Europa despertó horrorizada a finales de agosto de 1572 por la matanza de San Bartolomé en París. La demonización de las creencias de católicos y protestantes hugonotes propició una escalada de violencia que culminó con esta masacre y profundizó en las guerras de religión. Escenas dantescas como la de Oslo y la de isla de Utoya interpelan a la comunidad internacional y a los europeos este verano, 439 años más tarde, para que cerremos definitivamente las puertas a la barbarie, así como a la justificación política, cultural o religiosa de actos terroristas como los de Noruega.
Desde las páginas de este periódico quiero expresar mi más sentido afecto y solidaridad por las familias de las víctimas y por los noruegos que dan muestras de su consabida tolerancia y respeto a los valores democráticos, mientras ahuyentan el fantasma del pánico y reafirman su apertura.
La Europa del siglo XXI es por naturaleza democrática y multicultural, y no debe admitir la amenaza del extremismo trufado de xenofobia y nacionalismo. La dinámica política europea, globalización versus nacionalismo, no puede permitir la influencia de partidos que ganan representación parlamentaria a costa de chivos expiatorios y emociones espurias. La Gran Recesión, unida a la escasez de empleo y al empobrecimiento de las sociedades desarrolladas, generan malestar ciudadano y desapego político, y son el caldo de cultivo de nuevos y viejos extremismos que comparten el uso de la violencia contra civiles.

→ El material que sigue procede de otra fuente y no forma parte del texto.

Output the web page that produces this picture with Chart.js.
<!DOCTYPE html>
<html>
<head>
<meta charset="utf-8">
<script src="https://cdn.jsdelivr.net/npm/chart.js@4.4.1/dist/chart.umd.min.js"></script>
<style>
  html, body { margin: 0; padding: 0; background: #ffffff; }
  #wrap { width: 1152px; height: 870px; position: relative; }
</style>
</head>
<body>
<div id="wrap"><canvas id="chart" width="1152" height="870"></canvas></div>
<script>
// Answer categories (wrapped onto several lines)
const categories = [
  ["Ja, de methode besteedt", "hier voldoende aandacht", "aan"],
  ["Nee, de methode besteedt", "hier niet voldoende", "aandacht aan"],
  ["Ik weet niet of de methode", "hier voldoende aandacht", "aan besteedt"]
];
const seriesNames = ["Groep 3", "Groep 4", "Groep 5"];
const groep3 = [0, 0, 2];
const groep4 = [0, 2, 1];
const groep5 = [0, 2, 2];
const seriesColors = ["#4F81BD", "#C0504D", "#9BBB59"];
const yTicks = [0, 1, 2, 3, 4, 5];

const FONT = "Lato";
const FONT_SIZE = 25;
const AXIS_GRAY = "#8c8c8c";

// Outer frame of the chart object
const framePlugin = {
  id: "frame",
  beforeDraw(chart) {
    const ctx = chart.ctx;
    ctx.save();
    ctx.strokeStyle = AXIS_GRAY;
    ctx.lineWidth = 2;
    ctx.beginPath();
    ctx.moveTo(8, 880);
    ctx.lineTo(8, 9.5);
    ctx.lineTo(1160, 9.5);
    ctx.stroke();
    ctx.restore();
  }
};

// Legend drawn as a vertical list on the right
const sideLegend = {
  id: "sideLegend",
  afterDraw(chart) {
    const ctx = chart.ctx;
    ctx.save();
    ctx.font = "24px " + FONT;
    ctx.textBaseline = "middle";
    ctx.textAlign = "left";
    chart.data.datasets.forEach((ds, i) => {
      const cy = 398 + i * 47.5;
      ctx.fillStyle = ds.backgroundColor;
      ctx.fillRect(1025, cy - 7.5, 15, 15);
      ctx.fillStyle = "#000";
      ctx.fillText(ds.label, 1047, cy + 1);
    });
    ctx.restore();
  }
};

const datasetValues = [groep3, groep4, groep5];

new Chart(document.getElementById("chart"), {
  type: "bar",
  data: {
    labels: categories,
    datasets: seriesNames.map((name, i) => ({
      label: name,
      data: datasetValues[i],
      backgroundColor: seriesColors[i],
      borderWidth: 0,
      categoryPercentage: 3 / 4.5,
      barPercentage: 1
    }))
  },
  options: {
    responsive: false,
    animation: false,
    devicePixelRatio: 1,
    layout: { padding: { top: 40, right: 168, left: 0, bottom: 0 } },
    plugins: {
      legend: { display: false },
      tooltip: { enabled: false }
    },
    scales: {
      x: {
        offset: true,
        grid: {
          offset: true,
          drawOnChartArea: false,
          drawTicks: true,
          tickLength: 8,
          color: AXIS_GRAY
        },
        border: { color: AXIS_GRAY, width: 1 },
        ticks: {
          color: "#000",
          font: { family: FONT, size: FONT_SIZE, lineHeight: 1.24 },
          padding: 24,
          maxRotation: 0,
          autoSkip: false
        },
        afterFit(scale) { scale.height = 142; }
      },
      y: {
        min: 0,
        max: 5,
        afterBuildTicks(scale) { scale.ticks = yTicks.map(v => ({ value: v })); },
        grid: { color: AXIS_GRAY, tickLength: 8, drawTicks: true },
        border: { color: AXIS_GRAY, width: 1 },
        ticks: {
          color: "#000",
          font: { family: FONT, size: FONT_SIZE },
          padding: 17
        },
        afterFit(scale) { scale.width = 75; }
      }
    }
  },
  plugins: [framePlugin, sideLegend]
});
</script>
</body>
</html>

En nombre de las víctimas de Noruega y en el de muchas otras pertenecientes a países que han sufrido ataques terroristas o viven bajo su amenaza, tenemos que poner freno a los extremismos y a las espirales de violencia verbal en la esfera política. La historia europea contemporánea sabe a dónde conducen estas prácticas político-partidarias y hoy, junto al antisemitismo, debemos combatir la islamofobia, principal blanco de la propaganda del odio, como escribió Stieg Larsson.
Frente al odio, el fanatismo, la mentalidad sectaria o la exaltación de la violencia, y como reafirmación del devenir de la Historia, los presidentes de los gobiernos de España y Turquía propusieron en la 59 Asamblea deNaciones Unidas, en 2004, la iniciativa de la Alianza de Civilizaciones. El presidente del gobierno, José Luis Rodríguez Zapatero, y yo mismo, fuimos conscientes de la necesidad de promover un diálogo estructurado y eficaz para evitar confrontaciones y violencia en nombre de opciones ideológicas, culturales o religiosas, al tiempo que se establecían garantías para el mantenimiento de la amplitud y extensión de los derechos humanos y ciudadanos
Los atentados de Noruega reafirman la vigencia y actualidad de la Alianza de Civilizaciones, iniciativa consolidada en el seno de Naciones Unidas, que cuenta hoy con más de un centenar de países y de organismos regionales y multilaterales. La Alianza de Civilizaciones, que se articula a través de sus foros y de medidas concretas recogidas en planes nacionales, debería ser un medio eficaz para combatir la demonización de la diferencia y para asegurar nuestros márgenes de libertad y seguridad. El futuro de la Alianza pasa por profundizar en sus cuatro ejes de acción: juventud, educación, migraciones y medios de comunicación, así como por la optimización que de sus potencialidades deliberativas y proactivas. Frente a lo que opinan sus detractores, la Alianza es un medio político de alcance con incidencia directa en los ámbitos de la paz y la seguridad. Para evitar más muertes como las de las víctimas de Noruega bien vale apoyar y reforzar la Alianza de Civilizaciones.